Somil's uncle was killed by gangsters before the three arrive. The four then take over Somil's uncle's club Crossroads to reopen it, but the gangsters almost destroy it again in the first night after its reopening. The four then decide to hire a bouncer to protect their club from being destroyed again, and Vicky comes up with the idea of hiring Sameer. Sameer rejects at first, but later shows up when the four are fighting with the gangster group and saves them and joined them in running the club.

While staying in Delhi, Mohit cheats Anna by telling him that he will go back to Mumbai to attend college but instead going to meet his old gangster friends Sandy and Dinesh, who killed Somil's uncle.
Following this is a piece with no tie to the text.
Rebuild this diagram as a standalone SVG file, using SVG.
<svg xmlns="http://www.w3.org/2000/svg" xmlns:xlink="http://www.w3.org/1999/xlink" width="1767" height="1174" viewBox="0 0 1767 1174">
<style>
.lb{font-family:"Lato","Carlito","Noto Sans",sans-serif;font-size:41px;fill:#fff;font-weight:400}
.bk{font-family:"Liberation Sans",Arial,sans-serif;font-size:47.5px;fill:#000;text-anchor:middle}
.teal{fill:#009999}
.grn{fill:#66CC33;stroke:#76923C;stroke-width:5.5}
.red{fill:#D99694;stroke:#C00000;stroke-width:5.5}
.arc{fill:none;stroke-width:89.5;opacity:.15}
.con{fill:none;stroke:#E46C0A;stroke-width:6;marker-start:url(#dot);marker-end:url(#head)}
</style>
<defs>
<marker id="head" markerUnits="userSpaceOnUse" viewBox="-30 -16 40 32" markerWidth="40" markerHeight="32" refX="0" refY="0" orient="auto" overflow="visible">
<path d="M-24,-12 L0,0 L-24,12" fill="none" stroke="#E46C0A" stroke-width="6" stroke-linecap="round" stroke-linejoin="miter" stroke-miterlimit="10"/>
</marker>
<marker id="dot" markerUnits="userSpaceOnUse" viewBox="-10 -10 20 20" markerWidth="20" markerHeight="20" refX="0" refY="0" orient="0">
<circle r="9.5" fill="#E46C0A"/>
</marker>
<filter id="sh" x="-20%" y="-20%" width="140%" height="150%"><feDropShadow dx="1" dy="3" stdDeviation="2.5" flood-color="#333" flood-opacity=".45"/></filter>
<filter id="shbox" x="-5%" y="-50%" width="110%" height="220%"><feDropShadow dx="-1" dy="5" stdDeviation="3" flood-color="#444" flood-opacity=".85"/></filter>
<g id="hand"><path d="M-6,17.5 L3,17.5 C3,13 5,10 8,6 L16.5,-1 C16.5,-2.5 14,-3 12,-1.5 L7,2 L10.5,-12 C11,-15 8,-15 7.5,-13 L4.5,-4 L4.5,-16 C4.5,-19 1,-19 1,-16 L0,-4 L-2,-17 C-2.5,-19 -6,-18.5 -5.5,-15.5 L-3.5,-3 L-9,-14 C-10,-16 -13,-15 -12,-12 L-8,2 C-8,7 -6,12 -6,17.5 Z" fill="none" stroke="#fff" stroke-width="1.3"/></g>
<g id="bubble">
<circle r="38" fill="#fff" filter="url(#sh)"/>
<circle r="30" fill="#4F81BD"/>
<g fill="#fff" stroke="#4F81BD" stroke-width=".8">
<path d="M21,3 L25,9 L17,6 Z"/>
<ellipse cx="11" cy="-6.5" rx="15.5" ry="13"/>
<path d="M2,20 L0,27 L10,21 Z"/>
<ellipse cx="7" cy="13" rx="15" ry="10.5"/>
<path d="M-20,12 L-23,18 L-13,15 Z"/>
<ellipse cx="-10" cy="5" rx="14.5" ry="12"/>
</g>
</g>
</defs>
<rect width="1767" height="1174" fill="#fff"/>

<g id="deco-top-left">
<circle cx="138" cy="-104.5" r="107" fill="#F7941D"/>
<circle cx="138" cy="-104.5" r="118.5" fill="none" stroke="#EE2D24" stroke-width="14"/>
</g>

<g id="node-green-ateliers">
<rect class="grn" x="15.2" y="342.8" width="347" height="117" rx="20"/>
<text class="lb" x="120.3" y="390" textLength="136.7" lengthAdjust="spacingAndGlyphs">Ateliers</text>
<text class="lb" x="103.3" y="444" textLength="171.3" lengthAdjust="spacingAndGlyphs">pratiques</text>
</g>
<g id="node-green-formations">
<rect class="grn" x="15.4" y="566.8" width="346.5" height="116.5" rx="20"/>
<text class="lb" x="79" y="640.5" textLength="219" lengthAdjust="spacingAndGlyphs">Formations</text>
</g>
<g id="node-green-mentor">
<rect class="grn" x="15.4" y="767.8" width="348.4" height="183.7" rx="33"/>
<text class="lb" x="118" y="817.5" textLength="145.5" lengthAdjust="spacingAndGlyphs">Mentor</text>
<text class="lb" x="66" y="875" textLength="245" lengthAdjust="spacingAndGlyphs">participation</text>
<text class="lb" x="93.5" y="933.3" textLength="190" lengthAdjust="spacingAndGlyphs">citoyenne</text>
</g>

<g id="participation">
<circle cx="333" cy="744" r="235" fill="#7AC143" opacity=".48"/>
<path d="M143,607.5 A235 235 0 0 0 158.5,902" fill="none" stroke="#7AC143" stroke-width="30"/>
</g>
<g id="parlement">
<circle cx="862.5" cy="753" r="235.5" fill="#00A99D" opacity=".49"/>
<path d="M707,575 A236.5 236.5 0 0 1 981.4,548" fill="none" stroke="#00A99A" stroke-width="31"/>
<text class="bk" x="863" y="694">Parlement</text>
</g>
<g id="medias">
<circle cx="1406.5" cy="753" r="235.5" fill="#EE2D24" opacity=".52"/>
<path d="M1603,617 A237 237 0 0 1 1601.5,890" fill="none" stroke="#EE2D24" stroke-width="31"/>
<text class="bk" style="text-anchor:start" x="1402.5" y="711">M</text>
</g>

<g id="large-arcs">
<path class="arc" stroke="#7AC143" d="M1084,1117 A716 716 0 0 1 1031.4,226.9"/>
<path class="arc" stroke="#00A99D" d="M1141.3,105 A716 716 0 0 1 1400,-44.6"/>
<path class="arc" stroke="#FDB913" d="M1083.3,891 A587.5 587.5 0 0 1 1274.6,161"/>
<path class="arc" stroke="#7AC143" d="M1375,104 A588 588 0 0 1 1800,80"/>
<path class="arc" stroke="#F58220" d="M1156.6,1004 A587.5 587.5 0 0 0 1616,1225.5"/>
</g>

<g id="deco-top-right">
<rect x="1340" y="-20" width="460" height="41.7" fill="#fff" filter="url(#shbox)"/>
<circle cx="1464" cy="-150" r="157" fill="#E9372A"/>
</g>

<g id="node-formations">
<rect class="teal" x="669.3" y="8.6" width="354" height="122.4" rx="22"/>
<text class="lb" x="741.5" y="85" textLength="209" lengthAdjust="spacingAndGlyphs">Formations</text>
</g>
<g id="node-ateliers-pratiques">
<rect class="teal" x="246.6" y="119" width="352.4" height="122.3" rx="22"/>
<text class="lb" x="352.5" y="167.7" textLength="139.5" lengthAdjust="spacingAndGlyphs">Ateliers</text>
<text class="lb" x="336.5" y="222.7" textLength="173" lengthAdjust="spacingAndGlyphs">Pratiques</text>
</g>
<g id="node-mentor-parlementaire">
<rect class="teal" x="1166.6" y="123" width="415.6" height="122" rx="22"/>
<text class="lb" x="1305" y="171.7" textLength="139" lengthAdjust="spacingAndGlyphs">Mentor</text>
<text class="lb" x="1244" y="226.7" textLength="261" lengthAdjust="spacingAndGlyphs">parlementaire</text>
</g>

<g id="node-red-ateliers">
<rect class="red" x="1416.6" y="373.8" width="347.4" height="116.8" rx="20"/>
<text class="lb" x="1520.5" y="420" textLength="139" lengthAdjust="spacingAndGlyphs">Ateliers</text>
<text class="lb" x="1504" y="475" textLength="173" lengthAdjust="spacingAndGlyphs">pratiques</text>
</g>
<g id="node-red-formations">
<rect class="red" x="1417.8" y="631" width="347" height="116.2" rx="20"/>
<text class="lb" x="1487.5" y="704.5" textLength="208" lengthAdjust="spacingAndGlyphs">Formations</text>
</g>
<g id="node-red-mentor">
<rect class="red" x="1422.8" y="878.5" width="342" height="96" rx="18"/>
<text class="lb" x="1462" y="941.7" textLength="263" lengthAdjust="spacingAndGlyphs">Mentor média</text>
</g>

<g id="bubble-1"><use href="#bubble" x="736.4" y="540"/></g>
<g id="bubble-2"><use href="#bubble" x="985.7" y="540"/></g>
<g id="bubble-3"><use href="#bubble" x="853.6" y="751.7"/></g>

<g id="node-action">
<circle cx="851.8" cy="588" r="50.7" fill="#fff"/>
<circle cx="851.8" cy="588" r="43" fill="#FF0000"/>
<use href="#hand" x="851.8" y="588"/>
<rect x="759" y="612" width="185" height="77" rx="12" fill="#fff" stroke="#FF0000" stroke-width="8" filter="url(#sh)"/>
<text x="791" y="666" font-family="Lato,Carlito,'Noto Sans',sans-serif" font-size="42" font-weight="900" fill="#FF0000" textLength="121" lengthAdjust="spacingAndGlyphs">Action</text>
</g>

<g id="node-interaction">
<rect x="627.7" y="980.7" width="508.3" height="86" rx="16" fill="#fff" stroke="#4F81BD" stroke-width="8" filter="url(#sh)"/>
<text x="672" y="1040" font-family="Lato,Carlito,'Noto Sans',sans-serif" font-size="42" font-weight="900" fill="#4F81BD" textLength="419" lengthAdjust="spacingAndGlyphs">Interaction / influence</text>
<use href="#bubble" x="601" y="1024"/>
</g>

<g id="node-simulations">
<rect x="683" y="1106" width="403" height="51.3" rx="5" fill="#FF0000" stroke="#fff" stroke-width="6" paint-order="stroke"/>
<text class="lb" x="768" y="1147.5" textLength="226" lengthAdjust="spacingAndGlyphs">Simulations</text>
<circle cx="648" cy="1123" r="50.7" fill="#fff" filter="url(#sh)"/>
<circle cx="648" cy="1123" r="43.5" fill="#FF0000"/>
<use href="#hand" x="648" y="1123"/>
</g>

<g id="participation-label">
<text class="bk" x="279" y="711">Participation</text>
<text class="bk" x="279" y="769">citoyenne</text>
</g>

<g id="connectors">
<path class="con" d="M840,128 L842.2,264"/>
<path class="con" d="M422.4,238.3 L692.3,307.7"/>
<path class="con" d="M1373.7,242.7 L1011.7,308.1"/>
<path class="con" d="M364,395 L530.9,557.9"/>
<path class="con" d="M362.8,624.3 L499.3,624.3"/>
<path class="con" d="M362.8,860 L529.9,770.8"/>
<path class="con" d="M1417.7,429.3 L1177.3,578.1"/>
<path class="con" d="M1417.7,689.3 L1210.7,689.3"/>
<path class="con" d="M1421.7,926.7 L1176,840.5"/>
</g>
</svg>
Anna coincidentally meets Sandy and Dinesh, the two then invite Anna to come back to their gangster group again but are rejected by Anna. Dinesh comes up with idea to get Anna back.

Mohit meets Diku, making him aware that the four of them are also in Delhi. Dinesh takes Mohit to Crossroads for revenge, but lets Mohit enter alone. When Mohit is beaten by the five of them, Dinesh doesn't help or even show up, Moreover, he kills Mohit soon after he's beaten, making Vicky and his friends naturally blamed, and the five of them are arrested for murder but are soon bailed by Vicky's father, in exchange, Vicky agrees with his father to return to Mumbai with him, Soon enough, Anna finds out about this incident, and plans to avenge Mohit with his whole crew.
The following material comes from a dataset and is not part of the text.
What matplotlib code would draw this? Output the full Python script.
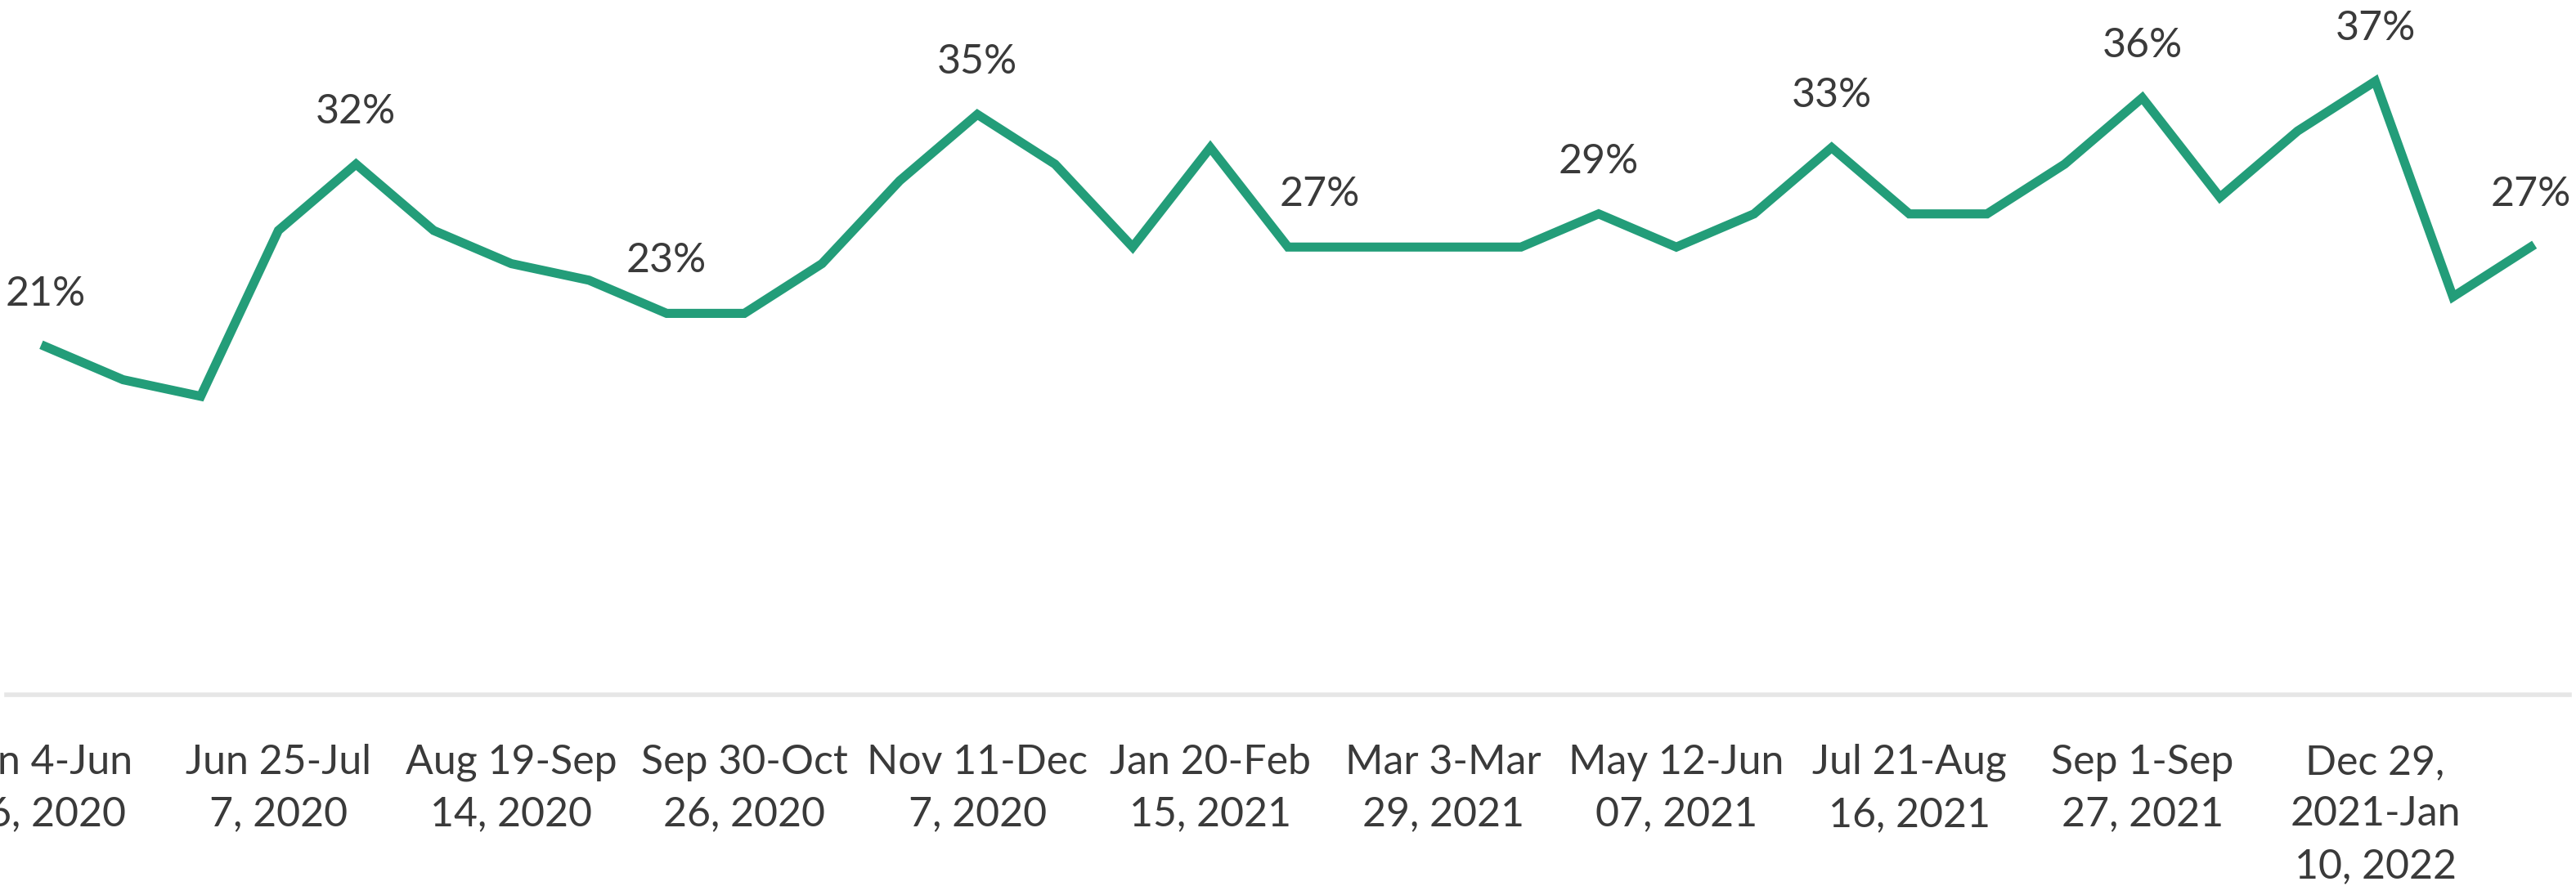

Vicky develops a romantic relationship with Anu, Karan's younger sister, and Karan falls in love with his neighbour Sonali. As the friends get a phone call they realize that Anna has captured Somil and Dikku. Karan and Sameer rush to save them, but beaten in a fight with Sandy and Dinesh. Vicky then arrives to help his friends and is knocked down. Somil then realizes that Dinesh was the one who killed Mohit with a small screwdriver after seeing the same marking on his uncle's body after he was murdered.
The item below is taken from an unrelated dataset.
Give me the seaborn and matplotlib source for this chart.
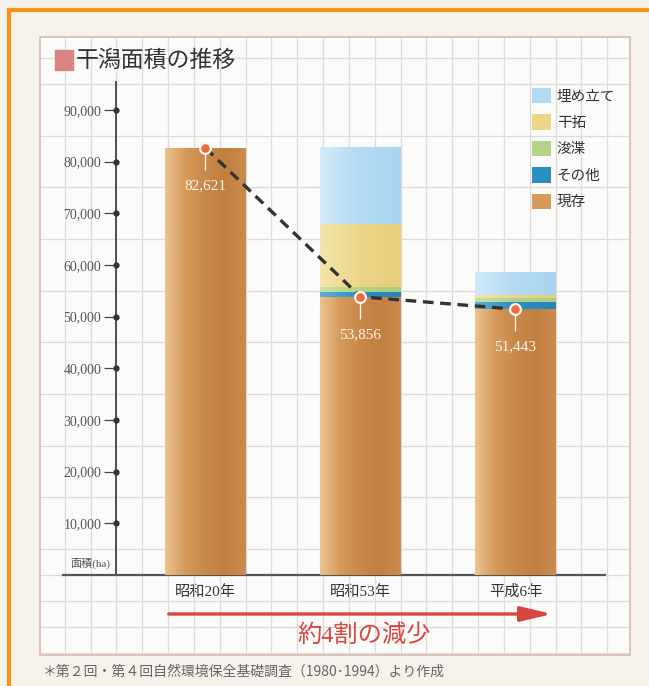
import numpy as np
import pandas as pd
import matplotlib
matplotlib.use("Agg")
import matplotlib.pyplot as plt
import seaborn as sns
from matplotlib.patches import Patch, Rectangle, FancyArrowPatch
from matplotlib.colors import LinearSegmentedColormap
from matplotlib.ticker import FixedLocator, MultipleLocator, FuncFormatter

# ---------------- data ----------------
years = ["昭和20年", "昭和53年", "平成6年"]
genzon = [82621, 53856, 51443]      # 現存
sonota = [0, 850, 1450]             # その他
shunsetsu = [0, 1080, 650]          # 浚渫
kantaku = [0, 12080, 640]           # 干拓
umetate = [0, 14900, 4510]          # 埋め立て
layer_names = ["現存", "その他", "浚渫", "干拓", "埋め立て"]
y_ticks = [10000, 20000, 30000, 40000, 50000, 60000, 70000, 80000, 90000]
title = "干潟面積の推移"
note = "＊第２回・第４回自然環境保全基礎調査（1980･1994）より作成"
trend_text = "約4割の減少"
unit_text = "面積(ha)"

sns.set_style("white")
plt.rcParams["font.family"] = ["Noto Sans CJK JP", "DejaVu Sans"]
SERIF = ["Liberation Serif", "Noto Sans CJK JP"]

W, H = 649, 686
fig = plt.figure(figsize=(W / 100, H / 100), dpi=100, facecolor="#f4f2eb")
ax = fig.add_axes([40 / W, (H - 655) / H, 590 / W, 618 / H])
ax.set_facecolor("#fbfbf9")

colors = {
    "埋め立て": ["#d2eaf8", "#b2daf2", "#a9d4ef"],
    "干拓": ["#f4e6ac", "#ecd586", "#e7cd7c"],
    "浚渫": ["#c9e0a6", "#b2d28a", "#a9cc82"],
    "その他": ["#5fb0d8", "#2b8ec0", "#2685b8"],
    "現存": ["#edc38f", "#d69a5a", "#c8884a", "#c2803f", "#c98b4f"],
}

df = pd.DataFrame({"year": years, "現存": genzon, "その他": sonota,
                   "浚渫": shunsetsu, "干拓": kantaku, "埋め立て": umetate})
cum = df[layer_names].cumsum(axis=1)

bar_w = 81 / 155
z = 2
for name in reversed(layer_names):
    n0 = len(ax.patches)
    sns.barplot(x=df["year"], y=cum[name], color=colors[name][1], saturation=1,
                width=bar_w, ax=ax, order=years, zorder=z)
    new = ax.patches[n0:]
    cmap = LinearSegmentedColormap.from_list(name, colors[name])
    grad = np.linspace(0, 1, 256).reshape(1, -1)
    for p in new:
        p.set_zorder(z)
        p.set_linewidth(0)
        h = p.get_height()
        if h <= 0:
            continue
        x0, y0, w = p.get_x(), p.get_y(), p.get_width()
        im = ax.imshow(grad, extent=[x0, x0 + w, y0, y0 + h], aspect="auto",
                       cmap=cmap, origin="lower", zorder=z + 0.1,
                       interpolation="bicubic")
        im.set_clip_path(p)
    z += 0.5

xpos = np.arange(len(years))

# dashed trend line + markers
sns.lineplot(x=xpos, y=genzon, ax=ax, color="#333333", lw=2.4,
             linestyle=(0, (3.2, 2)), zorder=10, sort=False)
ax.vlines(xpos, [g - 4300 for g in genzon], genzon, color="#fff6ea", lw=1.0, zorder=10.5)
sns.scatterplot(x=xpos, y=genzon, ax=ax, s=60, color="#ec6a3c",
                edgecolor="#fff6ea", linewidth=1.6, zorder=11)
for xi, g in zip(xpos, genzon):
    ax.text(xi, g - 7300, f"{g:,}", ha="center", va="center", color="#fff6ea",
            fontsize=11, family=SERIF, zorder=12)

# limits
ax.set_xlim((40 - 205.5) / 155, (630 - 205.5) / 155)
ppu = 51.67 / 10000
ax.set_ylim(-(655 - 575) / ppu, (575 - 37) / ppu)
axis_x = (116.5 - 205.5) / 155

# grid
ax.xaxis.set_minor_locator(FixedLocator(axis_x + np.arange(-4, 22) / 6))
ax.yaxis.set_minor_locator(MultipleLocator(5000))
ax.grid(False)
ax.grid(which="minor", color="#e0dbda", lw=0.9, zorder=0)
ax.set_axisbelow(True)

# spines
for s in ["top", "right"]:
    ax.spines[s].set_visible(False)
ax.spines["left"].set_position(("data", axis_x))
ax.spines["left"].set_bounds(0, 95500)
ax.spines["left"].set_color("#444444")
ax.spines["left"].set_linewidth(1.3)
ax.spines["bottom"].set_position(("data", 0))
ax.spines["bottom"].set_bounds((63 - 205.5) / 155, (605 - 205.5) / 155)
ax.spines["bottom"].set_color("#555555")
ax.spines["bottom"].set_linewidth(1.6)
ax.add_patch(Rectangle((0, 0), 1, 1, transform=ax.transAxes, fill=False,
                       edgecolor="#dbb9b1", lw=1.2, zorder=20, clip_on=False))

ax.set_yticks(y_ticks)
ax.yaxis.set_major_formatter(FuncFormatter(lambda v, p: f"{int(v):,}"))
ax.tick_params(axis="y", which="major", length=9, width=0.9, color="#444444",
               pad=2, labelsize=10, labelcolor="#555555", left=True, direction="out")
ax.tick_params(which="minor", length=0)
ax.tick_params(axis="x", which="major", length=0, pad=7, labelsize=11,
               labelcolor="#333333")
for lab in ax.get_yticklabels():
    lab.set_family(SERIF)
for lab in ax.get_xticklabels():
    lab.set_family(SERIF)
ax.set_xlabel("")
ax.set_ylabel("")
ax.scatter([axis_x] * len(y_ticks), y_ticks, s=12, color="#333333", zorder=6,
           clip_on=False)
ax.text((110 - 205.5) / 155, (575 - 563) / ppu, unit_text, ha="right", va="center",
        fontsize=8, color="#555555", family=SERIF)

# red arrow and text
ya = (575 - 614) / ppu
arr = FancyArrowPatch(((166 - 205.5) / 155, ya), ((555 - 205.5) / 155, ya),
                      arrowstyle="-|>,head_length=1.9,head_width=0.45",
                      mutation_scale=10, color="#d9463f", lw=2.4, zorder=9)
ax.add_patch(arr)
ax.text((364 - 205.5) / 155, (575 - 636) / ppu, trend_text, ha="center", va="center",
        color="#d9463f", fontsize=17.5, family=SERIF, zorder=9)

# legend
handles = [Patch(facecolor=colors[n][1], edgecolor="none") for n in reversed(layer_names)]
fig.legend(handles, list(reversed(layer_names)), loc="upper left",
           bbox_to_anchor=(532 / W, 1 - 88 / H), frameon=False, fontsize=10.5,
           handlelength=1.3, handleheight=1.25, handletextpad=0.4,
           labelspacing=0.74, borderaxespad=0, borderpad=0, labelcolor="#333333")

# title
fig.patches.append(Rectangle((55 / W, 1 - 70 / H), 18 / W, 20 / H,
                             transform=fig.transFigure, color="#d98480"))
fig.text(76 / W, 1 - 60 / H, title, fontsize=16.5, color="#333333", va="center")

# footnote
fig.text(43 / W, 1 - 672 / H, note, fontsize=10, color="#666666", va="center")

# orange frame (top and left)
fig.patches.append(Rectangle((9 / W, -0.05), 1.2, 1 - 10 / H + 0.05,
                             transform=fig.transFigure, fill=False,
                             edgecolor="#f7941d", lw=3))

fig.savefig("out.png", dpi=100, facecolor=fig.get_facecolor())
Somil exposes Dinesh, allowing Vicky and his friends to gain the upper hand to defeat the gangsters. Enraged, Dinesh tries to kill him with the same weapon, but Anna saves Somil and kills Dinesh. Sandy is left devastated as Anna, Vicky, Sameer, Somil, Karan and Dikku return to the bar. Ultimately, Anna befriends the five and the Crossroads club is converted into a regular nightclub.

== Cast ==
- Suniel Shetty as Anna Shetty
- Sohail Khan as Sameer Kapoor
- Zayed Khan as Vicky Khanna
- Dino Morea as Karan Chopra
- Ritesh Deshmukh as Somil Gandhi
- Aashish Chaudhary as Dikku Patel
- Ashmit Patel as Dinesh Vidyarthi
- Rahul Dev as Sandy Vidyarthi
- Yash Tonk as Mohit Shetty
- Dia Mirza as Anu Chopra
- Amrita Arora as Sonali Malhotra
- Neha Dhupia as Dr. Komal
- Kulbhushan Kharbanda as Suhas Gandhi (guest appearance)
- Puneet Vashisht as Sapru
- Murali Sharma as Police Inspector
- Kamal Chopra as Mr.Khanna
- Vikrant Anand as Fighter

== Music ==

=== Track list ===
Songs for Fight Club: Members Only were composed by Pritam Chakraborty, and the lyrics were written by Mayur Puri and Neelesh Misra.

Track listing
| No. | Title | Lyrics | Singer(s) | Length |
|---|---|---|---|---|
| 1. | "Yeh Khuda" | Mayur Puri | K.K | 5:04 |
| 2. | "Chhore ki baatein" | Mayur Puri | Shweta Pandit & Amit Kumar | 4:46 |
| 3. | "Joshile Java Ho" | Mayur Puri | Shweta Pandit | 5:03 |
| 4. | "Bolo Na Tum Zara" | Neelesh Misra | Shaan & Shreya Ghoshal | 5:17 |
| 5. | "Chhore Ki Baatein" (Remix) | Mayur Puri | Shweta Pandit & Amit Kumar | 4:25 |
| 6. | "Yeh Khuda" (Remix) | Mayur Puri | K.K | 3:57 |
| 7. | "Bolo Na Tum Zara" (Remix) | Neelesh Misra | Shaan & Shreya Ghoshal | 5:04 |
| Total length: |  |  |  | 33:36 |

== Reception ==
Jaspreet Pandohar of BBC.com gave the film 2 out of 5, writing ″While Brad Pitt and Edward Norton brought brains and brawn to the table and helped carry their Fight Club to its final dark twist, Chopra's leading men and adapted storyline take the safe route by using their secret society to tackle a powerful adversary. The outcome is an amusing, but poorly executed, flick that packs a light punch.″

Rujuta Paradkar of rediff.com called it a "shamelessly copied Hindi version" of Fight Club. She further wrote, "If the first half of the film is based on the Fight Club concept, the second half deviates too much. So much masala -- including a complex revenge plot -- is added that you almost think you have accidentally walked back to the wrong theatre after the interval."